= Given material =
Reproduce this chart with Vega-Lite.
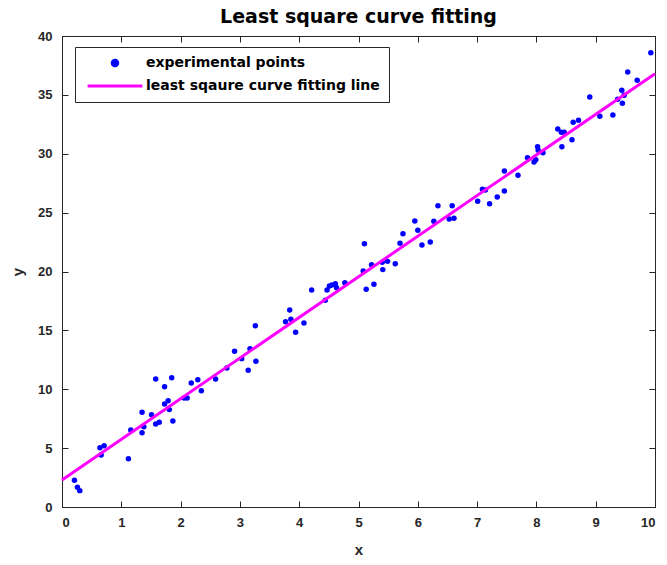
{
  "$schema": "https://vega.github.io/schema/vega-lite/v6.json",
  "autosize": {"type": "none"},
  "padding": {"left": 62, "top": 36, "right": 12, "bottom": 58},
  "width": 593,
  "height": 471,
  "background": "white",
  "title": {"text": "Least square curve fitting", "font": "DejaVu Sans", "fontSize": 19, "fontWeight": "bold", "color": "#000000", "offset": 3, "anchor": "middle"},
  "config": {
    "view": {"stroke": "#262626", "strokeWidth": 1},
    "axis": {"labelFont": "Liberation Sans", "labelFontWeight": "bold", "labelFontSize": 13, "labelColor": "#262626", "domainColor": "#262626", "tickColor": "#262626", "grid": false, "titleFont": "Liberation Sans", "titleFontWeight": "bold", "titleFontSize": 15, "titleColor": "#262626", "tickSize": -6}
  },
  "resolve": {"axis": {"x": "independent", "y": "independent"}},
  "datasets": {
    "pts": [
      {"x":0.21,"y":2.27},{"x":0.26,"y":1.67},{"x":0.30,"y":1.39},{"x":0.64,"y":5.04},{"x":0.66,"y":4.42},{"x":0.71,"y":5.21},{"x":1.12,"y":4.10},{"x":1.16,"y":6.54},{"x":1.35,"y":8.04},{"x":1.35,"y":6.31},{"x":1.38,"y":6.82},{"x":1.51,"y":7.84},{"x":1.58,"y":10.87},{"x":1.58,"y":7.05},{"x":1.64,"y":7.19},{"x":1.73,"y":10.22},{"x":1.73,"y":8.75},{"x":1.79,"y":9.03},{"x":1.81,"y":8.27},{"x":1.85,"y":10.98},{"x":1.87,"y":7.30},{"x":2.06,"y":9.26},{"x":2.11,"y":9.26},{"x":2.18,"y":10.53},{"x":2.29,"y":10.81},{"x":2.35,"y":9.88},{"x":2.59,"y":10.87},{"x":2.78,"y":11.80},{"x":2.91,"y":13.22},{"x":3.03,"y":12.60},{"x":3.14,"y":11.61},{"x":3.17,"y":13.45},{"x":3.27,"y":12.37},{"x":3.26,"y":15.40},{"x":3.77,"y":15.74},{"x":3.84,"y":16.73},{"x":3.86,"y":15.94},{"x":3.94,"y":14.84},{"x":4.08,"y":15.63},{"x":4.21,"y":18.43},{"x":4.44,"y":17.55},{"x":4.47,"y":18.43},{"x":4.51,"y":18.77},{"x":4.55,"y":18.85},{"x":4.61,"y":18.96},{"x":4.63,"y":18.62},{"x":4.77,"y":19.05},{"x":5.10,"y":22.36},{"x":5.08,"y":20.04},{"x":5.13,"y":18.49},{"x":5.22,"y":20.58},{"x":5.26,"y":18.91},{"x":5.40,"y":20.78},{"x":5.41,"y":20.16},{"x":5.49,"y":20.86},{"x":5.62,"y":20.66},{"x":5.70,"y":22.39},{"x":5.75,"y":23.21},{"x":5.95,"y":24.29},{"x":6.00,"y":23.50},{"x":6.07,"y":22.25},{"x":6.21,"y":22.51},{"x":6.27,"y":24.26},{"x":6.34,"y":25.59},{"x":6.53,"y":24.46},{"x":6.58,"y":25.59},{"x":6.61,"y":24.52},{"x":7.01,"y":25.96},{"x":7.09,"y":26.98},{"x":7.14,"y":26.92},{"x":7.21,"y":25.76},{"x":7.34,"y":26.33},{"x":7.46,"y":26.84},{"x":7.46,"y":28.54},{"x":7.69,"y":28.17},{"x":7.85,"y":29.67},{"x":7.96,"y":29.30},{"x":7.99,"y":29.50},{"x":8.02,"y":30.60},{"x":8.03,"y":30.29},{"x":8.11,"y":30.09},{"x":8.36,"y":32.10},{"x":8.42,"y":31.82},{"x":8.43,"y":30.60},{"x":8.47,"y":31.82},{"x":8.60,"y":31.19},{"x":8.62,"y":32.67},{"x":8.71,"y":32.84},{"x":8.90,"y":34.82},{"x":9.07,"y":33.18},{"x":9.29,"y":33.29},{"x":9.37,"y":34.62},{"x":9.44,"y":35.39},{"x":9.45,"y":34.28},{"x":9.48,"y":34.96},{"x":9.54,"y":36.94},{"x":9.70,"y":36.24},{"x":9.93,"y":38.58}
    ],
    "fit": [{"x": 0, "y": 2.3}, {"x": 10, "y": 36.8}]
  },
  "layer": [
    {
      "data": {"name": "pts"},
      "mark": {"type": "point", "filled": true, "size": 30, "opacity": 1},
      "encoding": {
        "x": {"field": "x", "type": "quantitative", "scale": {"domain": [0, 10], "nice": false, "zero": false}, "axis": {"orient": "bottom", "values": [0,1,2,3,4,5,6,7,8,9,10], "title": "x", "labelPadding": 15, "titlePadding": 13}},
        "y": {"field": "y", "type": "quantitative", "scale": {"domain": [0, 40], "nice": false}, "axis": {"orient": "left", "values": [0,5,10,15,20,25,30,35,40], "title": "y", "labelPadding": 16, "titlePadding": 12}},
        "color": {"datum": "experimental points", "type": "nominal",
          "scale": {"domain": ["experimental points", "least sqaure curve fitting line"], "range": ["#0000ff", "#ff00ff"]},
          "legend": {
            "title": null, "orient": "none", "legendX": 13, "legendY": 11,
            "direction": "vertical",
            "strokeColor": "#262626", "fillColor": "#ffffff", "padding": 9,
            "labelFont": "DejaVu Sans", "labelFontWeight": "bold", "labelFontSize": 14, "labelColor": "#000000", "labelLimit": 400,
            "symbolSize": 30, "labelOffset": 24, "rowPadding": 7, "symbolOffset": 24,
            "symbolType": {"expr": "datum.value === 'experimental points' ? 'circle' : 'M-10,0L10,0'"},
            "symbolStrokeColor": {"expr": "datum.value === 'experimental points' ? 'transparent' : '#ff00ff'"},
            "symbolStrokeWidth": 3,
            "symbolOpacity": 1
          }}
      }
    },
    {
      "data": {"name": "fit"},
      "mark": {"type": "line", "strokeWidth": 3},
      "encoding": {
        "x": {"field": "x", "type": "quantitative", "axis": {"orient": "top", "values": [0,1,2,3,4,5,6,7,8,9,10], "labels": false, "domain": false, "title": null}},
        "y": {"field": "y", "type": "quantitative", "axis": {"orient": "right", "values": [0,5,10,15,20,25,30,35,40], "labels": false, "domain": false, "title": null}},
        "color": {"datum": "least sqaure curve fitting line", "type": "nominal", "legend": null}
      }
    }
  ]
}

= Exercise =
Write the lines above out again exactly, without any of their pictures.

= Finished answer =
Reproduce this chart with Vega-Lite.
{
  "$schema": "https://vega.github.io/schema/vega-lite/v6.json",
  "autosize": {"type": "none"},
  "padding": {"left": 62, "top": 36, "right": 12, "bottom": 58},
  "width": 593,
  "height": 471,
  "background": "white",
  "title": {"text": "Least square curve fitting", "font": "DejaVu Sans", "fontSize": 19, "fontWeight": "bold", "color": "#000000", "offset": 3, "anchor": "middle"},
  "config": {
    "view": {"stroke": "#262626", "strokeWidth": 1},
    "axis": {"labelFont": "Liberation Sans", "labelFontWeight": "bold", "labelFontSize": 13, "labelColor": "#262626", "domainColor": "#262626", "tickColor": "#262626", "grid": false, "titleFont": "Liberation Sans", "titleFontWeight": "bold", "titleFontSize": 15, "titleColor": "#262626", "tickSize": -6}
  },
  "resolve": {"axis": {"x": "independent", "y": "independent"}},
  "datasets": {
    "pts": [
      {"x":0.21,"y":2.27},{"x":0.26,"y":1.67},{"x":0.30,"y":1.39},{"x":0.64,"y":5.04},{"x":0.66,"y":4.42},{"x":0.71,"y":5.21},{"x":1.12,"y":4.10},{"x":1.16,"y":6.54},{"x":1.35,"y":8.04},{"x":1.35,"y":6.31},{"x":1.38,"y":6.82},{"x":1.51,"y":7.84},{"x":1.58,"y":10.87},{"x":1.58,"y":7.05},{"x":1.64,"y":7.19},{"x":1.73,"y":10.22},{"x":1.73,"y":8.75},{"x":1.79,"y":9.03},{"x":1.81,"y":8.27},{"x":1.85,"y":10.98},{"x":1.87,"y":7.30},{"x":2.06,"y":9.26},{"x":2.11,"y":9.26},{"x":2.18,"y":10.53},{"x":2.29,"y":10.81},{"x":2.35,"y":9.88},{"x":2.59,"y":10.87},{"x":2.78,"y":11.80},{"x":2.91,"y":13.22},{"x":3.03,"y":12.60},{"x":3.14,"y":11.61},{"x":3.17,"y":13.45},{"x":3.27,"y":12.37},{"x":3.26,"y":15.40},{"x":3.77,"y":15.74},{"x":3.84,"y":16.73},{"x":3.86,"y":15.94},{"x":3.94,"y":14.84},{"x":4.08,"y":15.63},{"x":4.21,"y":18.43},{"x":4.44,"y":17.55},{"x":4.47,"y":18.43},{"x":4.51,"y":18.77},{"x":4.55,"y":18.85},{"x":4.61,"y":18.96},{"x":4.63,"y":18.62},{"x":4.77,"y":19.05},{"x":5.10,"y":22.36},{"x":5.08,"y":20.04},{"x":5.13,"y":18.49},{"x":5.22,"y":20.58},{"x":5.26,"y":18.91},{"x":5.40,"y":20.78},{"x":5.41,"y":20.16},{"x":5.49,"y":20.86},{"x":5.62,"y":20.66},{"x":5.70,"y":22.39},{"x":5.75,"y":23.21},{"x":5.95,"y":24.29},{"x":6.00,"y":23.50},{"x":6.07,"y":22.25},{"x":6.21,"y":22.51},{"x":6.27,"y":24.26},{"x":6.34,"y":25.59},{"x":6.53,"y":24.46},{"x":6.58,"y":25.59},{"x":6.61,"y":24.52},{"x":7.01,"y":25.96},{"x":7.09,"y":26.98},{"x":7.14,"y":26.92},{"x":7.21,"y":25.76},{"x":7.34,"y":26.33},{"x":7.46,"y":26.84},{"x":7.46,"y":28.54},{"x":7.69,"y":28.17},{"x":7.85,"y":29.67},{"x":7.96,"y":29.30},{"x":7.99,"y":29.50},{"x":8.02,"y":30.60},{"x":8.03,"y":30.29},{"x":8.11,"y":30.09},{"x":8.36,"y":32.10},{"x":8.42,"y":31.82},{"x":8.43,"y":30.60},{"x":8.47,"y":31.82},{"x":8.60,"y":31.19},{"x":8.62,"y":32.67},{"x":8.71,"y":32.84},{"x":8.90,"y":34.82},{"x":9.07,"y":33.18},{"x":9.29,"y":33.29},{"x":9.37,"y":34.62},{"x":9.44,"y":35.39},{"x":9.45,"y":34.28},{"x":9.48,"y":34.96},{"x":9.54,"y":36.94},{"x":9.70,"y":36.24},{"x":9.93,"y":38.58}
    ],
    "fit": [{"x": 0, "y": 2.3}, {"x": 10, "y": 36.8}]
  },
  "layer": [
    {
      "data": {"name": "pts"},
      "mark": {"type": "point", "filled": true, "size": 30, "opacity": 1},
      "encoding": {
        "x": {"field": "x", "type": "quantitative", "scale": {"domain": [0, 10], "nice": false, "zero": false}, "axis": {"orient": "bottom", "values": [0,1,2,3,4,5,6,7,8,9,10], "title": "x", "labelPadding": 15, "titlePadding": 13}},
        "y": {"field": "y", "type": "quantitative", "scale": {"domain": [0, 40], "nice": false}, "axis": {"orient": "left", "values": [0,5,10,15,20,25,30,35,40], "title": "y", "labelPadding": 16, "titlePadding": 12}},
        "color": {"datum": "experimental points", "type": "nominal",
          "scale": {"domain": ["experimental points", "least sqaure curve fitting line"], "range": ["#0000ff", "#ff00ff"]},
          "legend": {
            "title": null, "orient": "none", "legendX": 13, "legendY": 11,
            "direction": "vertical",
            "strokeColor": "#262626", "fillColor": "#ffffff", "padding": 9,
            "labelFont": "DejaVu Sans", "labelFontWeight": "bold", "labelFontSize": 14, "labelColor": "#000000", "labelLimit": 400,
            "symbolSize": 30, "labelOffset": 24, "rowPadding": 7, "symbolOffset": 24,
            "symbolType": {"expr": "datum.value === 'experimental points' ? 'circle' : 'M-10,0L10,0'"},
            "symbolStrokeColor": {"expr": "datum.value === 'experimental points' ? 'transparent' : '#ff00ff'"},
            "symbolStrokeWidth": 3,
            "symbolOpacity": 1
          }}
      }
    },
    {
      "data": {"name": "fit"},
      "mark": {"type": "line", "strokeWidth": 3},
      "encoding": {
        "x": {"field": "x", "type": "quantitative", "axis": {"orient": "top", "values": [0,1,2,3,4,5,6,7,8,9,10], "labels": false, "domain": false, "title": null}},
        "y": {"field": "y", "type": "quantitative", "axis": {"orient": "right", "values": [0,5,10,15,20,25,30,35,40], "labels": false, "domain": false, "title": null}},
        "color": {"datum": "least sqaure curve fitting line", "type": "nominal", "legend": null}
      }
    }
  ]
}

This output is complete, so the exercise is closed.